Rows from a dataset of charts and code
-- Start --
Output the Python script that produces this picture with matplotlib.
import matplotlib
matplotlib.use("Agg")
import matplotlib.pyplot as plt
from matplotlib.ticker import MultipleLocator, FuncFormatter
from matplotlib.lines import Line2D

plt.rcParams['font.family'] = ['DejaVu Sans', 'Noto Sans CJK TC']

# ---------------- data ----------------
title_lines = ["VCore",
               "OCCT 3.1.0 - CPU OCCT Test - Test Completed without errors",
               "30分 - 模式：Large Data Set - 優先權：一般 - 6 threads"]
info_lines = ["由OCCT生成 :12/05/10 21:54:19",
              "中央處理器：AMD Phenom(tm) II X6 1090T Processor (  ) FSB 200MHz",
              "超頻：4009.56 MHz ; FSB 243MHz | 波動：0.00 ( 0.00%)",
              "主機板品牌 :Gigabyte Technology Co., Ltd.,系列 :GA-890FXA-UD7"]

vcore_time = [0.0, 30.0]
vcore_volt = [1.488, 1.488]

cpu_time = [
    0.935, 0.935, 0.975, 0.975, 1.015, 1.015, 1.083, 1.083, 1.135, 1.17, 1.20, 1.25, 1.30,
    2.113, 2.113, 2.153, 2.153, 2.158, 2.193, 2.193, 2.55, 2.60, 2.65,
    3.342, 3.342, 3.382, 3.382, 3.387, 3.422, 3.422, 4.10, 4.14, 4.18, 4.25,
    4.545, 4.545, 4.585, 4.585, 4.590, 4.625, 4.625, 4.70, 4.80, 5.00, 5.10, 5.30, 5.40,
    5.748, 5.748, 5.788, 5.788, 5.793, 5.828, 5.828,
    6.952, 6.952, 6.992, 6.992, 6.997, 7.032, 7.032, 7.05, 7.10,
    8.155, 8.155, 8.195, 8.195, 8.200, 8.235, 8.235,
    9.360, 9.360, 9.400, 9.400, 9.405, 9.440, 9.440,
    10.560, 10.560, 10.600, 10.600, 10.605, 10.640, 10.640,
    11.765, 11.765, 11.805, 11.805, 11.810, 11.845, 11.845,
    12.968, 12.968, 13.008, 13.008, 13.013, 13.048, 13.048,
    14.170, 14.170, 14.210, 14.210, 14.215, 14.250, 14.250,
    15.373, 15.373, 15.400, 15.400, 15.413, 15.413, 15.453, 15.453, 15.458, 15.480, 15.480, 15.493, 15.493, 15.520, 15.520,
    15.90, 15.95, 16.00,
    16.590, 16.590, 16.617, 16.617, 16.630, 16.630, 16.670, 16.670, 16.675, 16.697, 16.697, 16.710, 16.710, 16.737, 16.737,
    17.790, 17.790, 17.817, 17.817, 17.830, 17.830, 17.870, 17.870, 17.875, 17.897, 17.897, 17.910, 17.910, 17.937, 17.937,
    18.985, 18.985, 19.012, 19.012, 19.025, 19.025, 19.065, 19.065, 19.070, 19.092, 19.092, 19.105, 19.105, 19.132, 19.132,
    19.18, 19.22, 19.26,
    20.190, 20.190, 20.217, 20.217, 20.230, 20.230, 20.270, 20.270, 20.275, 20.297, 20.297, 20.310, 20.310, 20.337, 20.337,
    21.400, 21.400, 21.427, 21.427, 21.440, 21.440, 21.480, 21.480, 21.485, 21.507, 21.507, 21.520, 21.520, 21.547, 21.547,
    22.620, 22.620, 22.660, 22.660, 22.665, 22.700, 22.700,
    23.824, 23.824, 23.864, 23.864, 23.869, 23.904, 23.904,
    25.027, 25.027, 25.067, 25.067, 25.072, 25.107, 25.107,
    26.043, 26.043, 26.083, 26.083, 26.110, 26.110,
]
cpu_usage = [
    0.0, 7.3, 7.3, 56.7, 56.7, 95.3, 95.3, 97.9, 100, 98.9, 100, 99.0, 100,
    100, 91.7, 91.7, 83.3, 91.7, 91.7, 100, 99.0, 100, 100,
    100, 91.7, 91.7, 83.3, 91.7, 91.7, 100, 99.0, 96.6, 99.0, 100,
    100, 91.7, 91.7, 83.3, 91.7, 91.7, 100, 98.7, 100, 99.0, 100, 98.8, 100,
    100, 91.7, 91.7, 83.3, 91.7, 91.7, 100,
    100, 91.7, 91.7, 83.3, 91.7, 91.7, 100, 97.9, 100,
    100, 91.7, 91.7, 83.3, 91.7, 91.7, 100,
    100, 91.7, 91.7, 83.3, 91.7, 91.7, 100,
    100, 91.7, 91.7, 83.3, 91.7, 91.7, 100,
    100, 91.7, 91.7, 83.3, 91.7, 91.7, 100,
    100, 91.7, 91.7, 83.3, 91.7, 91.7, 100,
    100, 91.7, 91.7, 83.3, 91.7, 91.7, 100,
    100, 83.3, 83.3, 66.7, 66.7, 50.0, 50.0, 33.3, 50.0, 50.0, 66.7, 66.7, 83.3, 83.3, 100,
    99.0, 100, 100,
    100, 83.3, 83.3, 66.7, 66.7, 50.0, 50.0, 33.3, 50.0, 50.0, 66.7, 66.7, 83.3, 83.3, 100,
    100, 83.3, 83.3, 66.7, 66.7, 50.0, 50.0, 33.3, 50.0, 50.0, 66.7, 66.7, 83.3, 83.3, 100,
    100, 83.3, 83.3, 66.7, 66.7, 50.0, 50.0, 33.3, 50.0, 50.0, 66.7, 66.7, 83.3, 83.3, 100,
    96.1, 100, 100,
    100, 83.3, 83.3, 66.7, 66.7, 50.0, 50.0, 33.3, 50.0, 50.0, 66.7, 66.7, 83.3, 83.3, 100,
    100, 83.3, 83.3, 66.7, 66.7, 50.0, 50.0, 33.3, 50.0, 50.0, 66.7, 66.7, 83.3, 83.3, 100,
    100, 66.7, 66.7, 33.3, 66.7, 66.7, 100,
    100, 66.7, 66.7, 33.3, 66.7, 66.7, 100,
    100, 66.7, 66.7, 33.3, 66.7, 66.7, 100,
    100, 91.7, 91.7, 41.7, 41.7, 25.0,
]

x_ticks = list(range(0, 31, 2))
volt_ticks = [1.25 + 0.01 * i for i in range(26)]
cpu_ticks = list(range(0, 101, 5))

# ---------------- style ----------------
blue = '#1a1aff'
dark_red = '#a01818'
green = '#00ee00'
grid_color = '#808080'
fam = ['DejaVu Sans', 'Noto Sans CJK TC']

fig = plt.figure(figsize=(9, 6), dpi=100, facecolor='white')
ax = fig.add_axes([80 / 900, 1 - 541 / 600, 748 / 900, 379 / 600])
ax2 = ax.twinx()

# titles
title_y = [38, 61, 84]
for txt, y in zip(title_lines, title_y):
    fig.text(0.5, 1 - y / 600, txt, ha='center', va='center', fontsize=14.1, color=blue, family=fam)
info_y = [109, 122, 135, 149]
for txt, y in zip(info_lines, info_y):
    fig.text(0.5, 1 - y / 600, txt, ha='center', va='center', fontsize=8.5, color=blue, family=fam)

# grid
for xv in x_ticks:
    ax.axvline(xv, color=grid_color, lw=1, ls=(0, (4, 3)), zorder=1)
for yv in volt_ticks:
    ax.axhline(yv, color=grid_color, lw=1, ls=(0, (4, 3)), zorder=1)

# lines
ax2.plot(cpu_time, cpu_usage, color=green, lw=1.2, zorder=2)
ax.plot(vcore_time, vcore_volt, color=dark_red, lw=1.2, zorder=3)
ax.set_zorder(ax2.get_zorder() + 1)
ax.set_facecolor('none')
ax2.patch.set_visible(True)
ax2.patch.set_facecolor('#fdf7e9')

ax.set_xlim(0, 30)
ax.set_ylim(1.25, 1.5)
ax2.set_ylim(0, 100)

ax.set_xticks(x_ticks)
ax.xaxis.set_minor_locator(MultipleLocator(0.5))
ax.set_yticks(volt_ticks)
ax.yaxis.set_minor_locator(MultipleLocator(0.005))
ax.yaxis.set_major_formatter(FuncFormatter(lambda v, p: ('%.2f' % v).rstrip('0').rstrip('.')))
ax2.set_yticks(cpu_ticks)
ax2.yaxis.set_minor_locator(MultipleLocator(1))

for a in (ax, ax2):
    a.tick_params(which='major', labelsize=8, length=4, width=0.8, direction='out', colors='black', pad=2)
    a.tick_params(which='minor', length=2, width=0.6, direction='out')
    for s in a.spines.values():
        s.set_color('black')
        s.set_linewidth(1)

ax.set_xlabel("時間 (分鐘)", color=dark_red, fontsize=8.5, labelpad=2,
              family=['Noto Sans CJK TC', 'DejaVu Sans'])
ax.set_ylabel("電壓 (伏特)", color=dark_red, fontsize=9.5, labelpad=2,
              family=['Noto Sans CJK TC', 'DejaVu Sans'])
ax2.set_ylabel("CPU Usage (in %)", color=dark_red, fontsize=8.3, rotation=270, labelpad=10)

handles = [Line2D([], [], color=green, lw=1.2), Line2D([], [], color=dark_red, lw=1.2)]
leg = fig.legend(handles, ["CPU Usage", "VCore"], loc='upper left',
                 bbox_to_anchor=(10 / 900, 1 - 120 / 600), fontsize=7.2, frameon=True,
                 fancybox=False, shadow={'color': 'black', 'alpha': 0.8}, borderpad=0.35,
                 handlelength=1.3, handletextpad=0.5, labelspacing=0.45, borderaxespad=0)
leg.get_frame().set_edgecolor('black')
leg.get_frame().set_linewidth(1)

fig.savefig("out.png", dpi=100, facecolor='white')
-- End --
-- Start --
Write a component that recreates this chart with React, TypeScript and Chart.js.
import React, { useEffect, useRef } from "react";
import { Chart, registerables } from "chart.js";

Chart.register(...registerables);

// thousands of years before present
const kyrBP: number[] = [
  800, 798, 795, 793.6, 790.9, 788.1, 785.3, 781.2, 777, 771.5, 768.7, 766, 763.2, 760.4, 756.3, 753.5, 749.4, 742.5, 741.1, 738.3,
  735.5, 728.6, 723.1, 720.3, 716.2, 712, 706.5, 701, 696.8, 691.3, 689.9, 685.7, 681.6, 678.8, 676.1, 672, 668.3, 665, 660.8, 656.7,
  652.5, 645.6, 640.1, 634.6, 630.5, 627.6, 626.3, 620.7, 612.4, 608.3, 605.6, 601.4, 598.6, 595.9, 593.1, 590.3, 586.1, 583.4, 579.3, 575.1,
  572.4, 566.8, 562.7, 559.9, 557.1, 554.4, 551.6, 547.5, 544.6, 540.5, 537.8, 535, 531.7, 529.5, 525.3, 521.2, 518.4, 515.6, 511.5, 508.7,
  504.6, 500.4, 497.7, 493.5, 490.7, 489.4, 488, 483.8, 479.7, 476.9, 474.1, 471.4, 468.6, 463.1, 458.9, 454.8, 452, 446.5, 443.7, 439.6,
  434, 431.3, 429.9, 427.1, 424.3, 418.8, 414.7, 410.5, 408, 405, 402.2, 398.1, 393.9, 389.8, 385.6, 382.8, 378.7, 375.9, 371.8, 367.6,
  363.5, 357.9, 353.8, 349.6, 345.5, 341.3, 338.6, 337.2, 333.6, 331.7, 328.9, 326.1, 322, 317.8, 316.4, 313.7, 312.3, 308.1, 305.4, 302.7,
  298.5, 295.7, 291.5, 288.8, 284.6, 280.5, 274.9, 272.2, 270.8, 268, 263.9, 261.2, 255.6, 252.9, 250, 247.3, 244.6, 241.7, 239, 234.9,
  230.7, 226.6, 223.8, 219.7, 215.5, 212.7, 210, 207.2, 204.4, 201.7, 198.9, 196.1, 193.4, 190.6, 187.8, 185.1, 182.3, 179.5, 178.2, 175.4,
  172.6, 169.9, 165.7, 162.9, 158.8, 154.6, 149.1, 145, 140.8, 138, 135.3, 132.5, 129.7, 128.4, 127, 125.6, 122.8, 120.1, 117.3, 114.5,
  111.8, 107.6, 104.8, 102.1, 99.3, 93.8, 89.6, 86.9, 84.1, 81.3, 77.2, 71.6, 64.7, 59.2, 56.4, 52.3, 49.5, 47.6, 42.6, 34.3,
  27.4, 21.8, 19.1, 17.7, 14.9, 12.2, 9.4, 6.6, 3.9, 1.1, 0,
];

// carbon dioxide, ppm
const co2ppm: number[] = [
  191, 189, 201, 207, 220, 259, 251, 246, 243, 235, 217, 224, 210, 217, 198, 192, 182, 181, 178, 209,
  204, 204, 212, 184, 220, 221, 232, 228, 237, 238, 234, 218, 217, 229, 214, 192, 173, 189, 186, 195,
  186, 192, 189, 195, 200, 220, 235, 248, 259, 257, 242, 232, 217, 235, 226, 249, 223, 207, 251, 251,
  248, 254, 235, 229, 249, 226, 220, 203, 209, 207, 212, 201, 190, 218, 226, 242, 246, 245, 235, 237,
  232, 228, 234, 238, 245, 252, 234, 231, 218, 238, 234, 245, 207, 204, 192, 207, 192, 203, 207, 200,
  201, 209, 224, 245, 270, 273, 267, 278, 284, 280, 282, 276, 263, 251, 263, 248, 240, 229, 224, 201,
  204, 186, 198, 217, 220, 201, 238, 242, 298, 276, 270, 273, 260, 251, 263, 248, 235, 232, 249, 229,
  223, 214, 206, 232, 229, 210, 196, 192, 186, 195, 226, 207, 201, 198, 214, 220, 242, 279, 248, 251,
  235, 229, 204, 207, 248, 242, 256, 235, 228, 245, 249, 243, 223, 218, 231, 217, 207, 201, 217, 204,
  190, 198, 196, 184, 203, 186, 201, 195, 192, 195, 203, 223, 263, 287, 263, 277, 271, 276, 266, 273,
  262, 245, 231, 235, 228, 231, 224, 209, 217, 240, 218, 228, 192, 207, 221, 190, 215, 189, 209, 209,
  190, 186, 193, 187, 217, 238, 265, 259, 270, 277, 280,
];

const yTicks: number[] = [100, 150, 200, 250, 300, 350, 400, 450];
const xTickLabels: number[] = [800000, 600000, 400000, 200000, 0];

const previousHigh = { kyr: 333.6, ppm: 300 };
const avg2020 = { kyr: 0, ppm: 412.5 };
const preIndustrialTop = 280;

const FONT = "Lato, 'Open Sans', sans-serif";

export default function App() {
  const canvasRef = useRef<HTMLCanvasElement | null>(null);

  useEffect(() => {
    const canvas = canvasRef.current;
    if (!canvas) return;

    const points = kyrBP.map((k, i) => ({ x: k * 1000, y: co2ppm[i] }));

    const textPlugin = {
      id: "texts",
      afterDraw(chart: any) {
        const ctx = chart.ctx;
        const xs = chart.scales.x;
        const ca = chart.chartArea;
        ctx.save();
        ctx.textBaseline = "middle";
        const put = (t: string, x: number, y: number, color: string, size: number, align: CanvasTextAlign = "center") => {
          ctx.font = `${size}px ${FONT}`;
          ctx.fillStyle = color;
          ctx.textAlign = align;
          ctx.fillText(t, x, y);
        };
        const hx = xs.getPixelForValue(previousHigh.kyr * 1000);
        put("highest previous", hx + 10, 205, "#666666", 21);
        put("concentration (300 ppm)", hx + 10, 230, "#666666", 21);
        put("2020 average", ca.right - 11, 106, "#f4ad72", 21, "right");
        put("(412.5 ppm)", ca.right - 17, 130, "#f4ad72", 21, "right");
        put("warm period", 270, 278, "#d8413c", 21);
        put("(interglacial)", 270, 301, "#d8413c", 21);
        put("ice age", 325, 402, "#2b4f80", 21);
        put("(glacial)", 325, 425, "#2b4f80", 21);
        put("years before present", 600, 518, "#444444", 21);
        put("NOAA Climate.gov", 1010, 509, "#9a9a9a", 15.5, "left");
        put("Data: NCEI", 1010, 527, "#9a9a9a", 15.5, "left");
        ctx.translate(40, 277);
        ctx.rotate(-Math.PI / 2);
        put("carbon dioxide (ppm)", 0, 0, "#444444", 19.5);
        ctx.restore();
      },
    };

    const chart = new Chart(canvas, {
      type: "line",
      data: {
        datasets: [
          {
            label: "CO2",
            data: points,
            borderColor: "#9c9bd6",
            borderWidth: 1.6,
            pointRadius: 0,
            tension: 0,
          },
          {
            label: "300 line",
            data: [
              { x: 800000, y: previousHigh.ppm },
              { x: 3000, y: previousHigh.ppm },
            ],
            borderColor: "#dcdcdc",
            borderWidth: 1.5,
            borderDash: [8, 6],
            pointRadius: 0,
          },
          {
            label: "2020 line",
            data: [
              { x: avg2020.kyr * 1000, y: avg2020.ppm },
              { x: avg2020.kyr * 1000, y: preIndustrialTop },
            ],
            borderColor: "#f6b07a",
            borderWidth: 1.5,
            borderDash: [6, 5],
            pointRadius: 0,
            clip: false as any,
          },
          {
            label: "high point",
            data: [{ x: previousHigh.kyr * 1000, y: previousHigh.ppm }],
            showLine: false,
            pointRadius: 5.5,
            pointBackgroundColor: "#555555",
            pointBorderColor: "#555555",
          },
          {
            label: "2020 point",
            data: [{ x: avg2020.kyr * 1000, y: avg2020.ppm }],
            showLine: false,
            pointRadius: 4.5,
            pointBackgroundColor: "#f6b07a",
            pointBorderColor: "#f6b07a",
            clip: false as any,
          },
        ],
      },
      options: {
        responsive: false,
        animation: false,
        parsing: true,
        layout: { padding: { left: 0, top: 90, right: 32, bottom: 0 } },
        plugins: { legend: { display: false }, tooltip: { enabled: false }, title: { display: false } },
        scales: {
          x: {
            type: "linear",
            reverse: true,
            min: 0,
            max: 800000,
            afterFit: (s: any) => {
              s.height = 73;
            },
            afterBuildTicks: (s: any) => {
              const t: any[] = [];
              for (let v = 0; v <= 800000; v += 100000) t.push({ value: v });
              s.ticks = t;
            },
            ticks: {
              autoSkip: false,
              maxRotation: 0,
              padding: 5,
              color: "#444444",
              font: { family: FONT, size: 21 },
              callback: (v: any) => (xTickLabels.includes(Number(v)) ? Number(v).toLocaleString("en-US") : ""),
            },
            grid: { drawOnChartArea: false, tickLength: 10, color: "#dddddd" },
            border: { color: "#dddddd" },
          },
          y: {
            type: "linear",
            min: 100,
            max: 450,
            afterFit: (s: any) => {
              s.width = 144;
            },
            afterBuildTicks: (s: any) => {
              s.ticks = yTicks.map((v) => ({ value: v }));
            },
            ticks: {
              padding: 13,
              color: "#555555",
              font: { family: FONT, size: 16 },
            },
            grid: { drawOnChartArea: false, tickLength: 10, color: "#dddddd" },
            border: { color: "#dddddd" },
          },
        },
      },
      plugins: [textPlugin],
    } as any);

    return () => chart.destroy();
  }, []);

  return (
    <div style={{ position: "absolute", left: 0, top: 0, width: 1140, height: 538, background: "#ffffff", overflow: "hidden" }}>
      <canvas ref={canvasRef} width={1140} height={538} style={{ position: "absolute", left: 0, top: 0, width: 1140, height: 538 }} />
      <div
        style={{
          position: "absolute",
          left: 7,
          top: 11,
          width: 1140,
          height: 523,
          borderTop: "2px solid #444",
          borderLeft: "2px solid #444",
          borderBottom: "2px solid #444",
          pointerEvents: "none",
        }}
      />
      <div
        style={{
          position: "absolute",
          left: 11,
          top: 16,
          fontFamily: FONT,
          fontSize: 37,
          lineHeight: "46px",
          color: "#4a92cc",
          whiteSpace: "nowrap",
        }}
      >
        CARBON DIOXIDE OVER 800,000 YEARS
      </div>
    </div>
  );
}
-- End --
SET PROBLEM:
Nothing outside the span should appear: copy exactly from the line with "Write a component" through the line with "Chart.register(...registerables);".

WRITTEN SOLUTION:
Write a component that recreates this chart with React, TypeScript and Chart.js.
import React, { useEffect, useRef } from "react";
import { Chart, registerables } from "chart.js";

Chart.register(...registerables);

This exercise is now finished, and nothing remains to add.